§ **GIVEN DATA**
## BEGIN

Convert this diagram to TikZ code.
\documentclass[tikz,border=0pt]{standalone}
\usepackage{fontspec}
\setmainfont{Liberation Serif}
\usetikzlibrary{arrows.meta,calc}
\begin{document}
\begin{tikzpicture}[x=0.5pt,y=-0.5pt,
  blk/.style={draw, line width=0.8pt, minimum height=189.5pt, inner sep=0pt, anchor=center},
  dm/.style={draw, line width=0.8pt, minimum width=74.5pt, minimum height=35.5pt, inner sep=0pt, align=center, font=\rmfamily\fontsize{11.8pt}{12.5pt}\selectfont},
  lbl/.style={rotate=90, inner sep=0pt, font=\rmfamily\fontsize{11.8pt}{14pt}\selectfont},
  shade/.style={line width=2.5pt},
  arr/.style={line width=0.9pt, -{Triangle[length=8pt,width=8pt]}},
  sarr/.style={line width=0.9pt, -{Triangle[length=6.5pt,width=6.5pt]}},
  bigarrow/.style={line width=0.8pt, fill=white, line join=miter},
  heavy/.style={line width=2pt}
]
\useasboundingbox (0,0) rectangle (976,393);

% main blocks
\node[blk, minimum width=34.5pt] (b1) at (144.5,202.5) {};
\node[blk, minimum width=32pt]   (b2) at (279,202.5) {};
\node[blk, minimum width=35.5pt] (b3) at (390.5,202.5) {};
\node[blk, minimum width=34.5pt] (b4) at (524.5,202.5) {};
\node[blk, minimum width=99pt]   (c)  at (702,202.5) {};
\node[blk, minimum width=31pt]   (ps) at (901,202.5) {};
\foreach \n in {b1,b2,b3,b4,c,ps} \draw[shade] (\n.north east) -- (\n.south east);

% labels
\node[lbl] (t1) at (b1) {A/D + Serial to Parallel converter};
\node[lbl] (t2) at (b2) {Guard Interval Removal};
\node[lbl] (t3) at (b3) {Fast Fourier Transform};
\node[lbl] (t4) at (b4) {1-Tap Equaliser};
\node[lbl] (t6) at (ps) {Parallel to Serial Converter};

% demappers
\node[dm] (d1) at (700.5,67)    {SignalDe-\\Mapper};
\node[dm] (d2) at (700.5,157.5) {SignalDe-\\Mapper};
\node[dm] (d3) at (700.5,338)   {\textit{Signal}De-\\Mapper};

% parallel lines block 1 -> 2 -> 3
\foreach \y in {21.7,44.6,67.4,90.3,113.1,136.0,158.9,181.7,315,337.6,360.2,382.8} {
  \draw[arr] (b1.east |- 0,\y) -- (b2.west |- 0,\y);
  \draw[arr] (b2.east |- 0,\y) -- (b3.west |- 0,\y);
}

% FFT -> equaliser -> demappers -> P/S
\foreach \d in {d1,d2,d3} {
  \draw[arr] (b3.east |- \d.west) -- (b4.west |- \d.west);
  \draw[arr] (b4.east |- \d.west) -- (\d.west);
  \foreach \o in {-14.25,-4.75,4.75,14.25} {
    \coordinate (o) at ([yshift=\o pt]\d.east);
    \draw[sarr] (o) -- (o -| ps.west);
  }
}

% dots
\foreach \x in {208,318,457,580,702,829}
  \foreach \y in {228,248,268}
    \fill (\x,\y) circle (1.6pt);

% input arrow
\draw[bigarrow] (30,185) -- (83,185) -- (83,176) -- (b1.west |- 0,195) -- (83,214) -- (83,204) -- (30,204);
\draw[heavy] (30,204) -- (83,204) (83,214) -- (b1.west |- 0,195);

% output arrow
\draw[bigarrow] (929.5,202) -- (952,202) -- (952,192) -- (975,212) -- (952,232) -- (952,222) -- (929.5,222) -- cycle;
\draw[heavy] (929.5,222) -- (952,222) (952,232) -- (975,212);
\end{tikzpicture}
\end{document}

## END
## BEGIN

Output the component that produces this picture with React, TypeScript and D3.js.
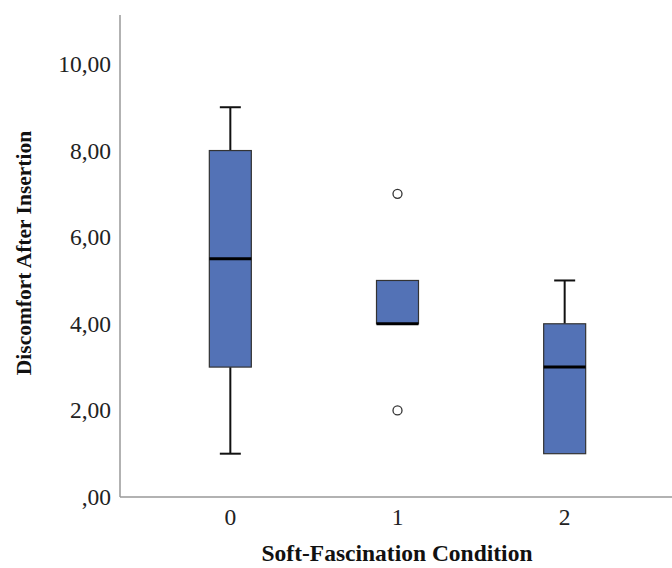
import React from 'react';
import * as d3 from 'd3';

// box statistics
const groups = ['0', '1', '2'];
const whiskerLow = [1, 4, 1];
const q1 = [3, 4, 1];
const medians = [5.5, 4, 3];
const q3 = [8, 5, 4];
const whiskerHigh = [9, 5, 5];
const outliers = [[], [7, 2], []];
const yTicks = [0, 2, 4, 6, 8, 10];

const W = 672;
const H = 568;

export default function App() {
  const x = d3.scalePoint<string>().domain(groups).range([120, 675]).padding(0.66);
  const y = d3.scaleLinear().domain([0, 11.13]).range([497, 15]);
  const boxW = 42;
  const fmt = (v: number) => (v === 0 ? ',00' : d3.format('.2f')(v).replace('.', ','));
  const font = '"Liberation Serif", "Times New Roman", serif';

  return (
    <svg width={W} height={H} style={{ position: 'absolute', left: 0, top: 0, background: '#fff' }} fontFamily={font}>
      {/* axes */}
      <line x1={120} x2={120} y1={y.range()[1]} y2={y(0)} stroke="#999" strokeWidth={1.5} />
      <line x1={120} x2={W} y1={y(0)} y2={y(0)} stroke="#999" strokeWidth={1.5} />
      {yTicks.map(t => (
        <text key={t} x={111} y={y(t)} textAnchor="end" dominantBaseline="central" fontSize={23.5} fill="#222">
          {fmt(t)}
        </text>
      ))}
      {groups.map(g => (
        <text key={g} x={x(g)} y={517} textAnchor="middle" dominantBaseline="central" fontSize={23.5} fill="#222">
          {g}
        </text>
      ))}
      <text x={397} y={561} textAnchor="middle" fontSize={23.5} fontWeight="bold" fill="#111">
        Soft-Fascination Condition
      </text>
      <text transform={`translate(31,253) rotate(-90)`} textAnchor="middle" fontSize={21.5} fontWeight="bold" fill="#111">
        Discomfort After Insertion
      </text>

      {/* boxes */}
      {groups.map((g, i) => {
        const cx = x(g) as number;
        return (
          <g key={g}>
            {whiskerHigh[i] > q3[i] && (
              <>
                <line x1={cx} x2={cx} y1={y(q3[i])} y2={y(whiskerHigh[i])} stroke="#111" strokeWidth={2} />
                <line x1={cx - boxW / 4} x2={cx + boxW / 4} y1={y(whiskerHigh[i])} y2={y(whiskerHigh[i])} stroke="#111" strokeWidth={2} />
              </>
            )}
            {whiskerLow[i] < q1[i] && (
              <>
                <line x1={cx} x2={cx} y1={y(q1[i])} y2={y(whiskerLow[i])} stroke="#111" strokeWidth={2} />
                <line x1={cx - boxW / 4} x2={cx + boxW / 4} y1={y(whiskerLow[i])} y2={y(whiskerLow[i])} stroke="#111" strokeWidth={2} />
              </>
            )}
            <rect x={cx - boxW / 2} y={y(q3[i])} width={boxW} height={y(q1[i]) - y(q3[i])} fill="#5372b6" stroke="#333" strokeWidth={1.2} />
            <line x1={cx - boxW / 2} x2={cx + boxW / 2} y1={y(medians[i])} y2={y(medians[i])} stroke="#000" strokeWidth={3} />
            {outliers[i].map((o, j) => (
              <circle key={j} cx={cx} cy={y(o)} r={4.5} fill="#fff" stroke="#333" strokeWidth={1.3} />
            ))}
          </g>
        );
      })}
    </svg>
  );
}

## END

§ **EXERCISE PROMPT**
From the records above, quote word for word only the lines beginning at the line that has "Output the component" and stopping after the line that has "import * as d3 from 'd3';". Omit the pictures.

§ **SOLUTION BELOW**
Output the component that produces this picture with React, TypeScript and D3.js.
import React from 'react';
import * as d3 from 'd3';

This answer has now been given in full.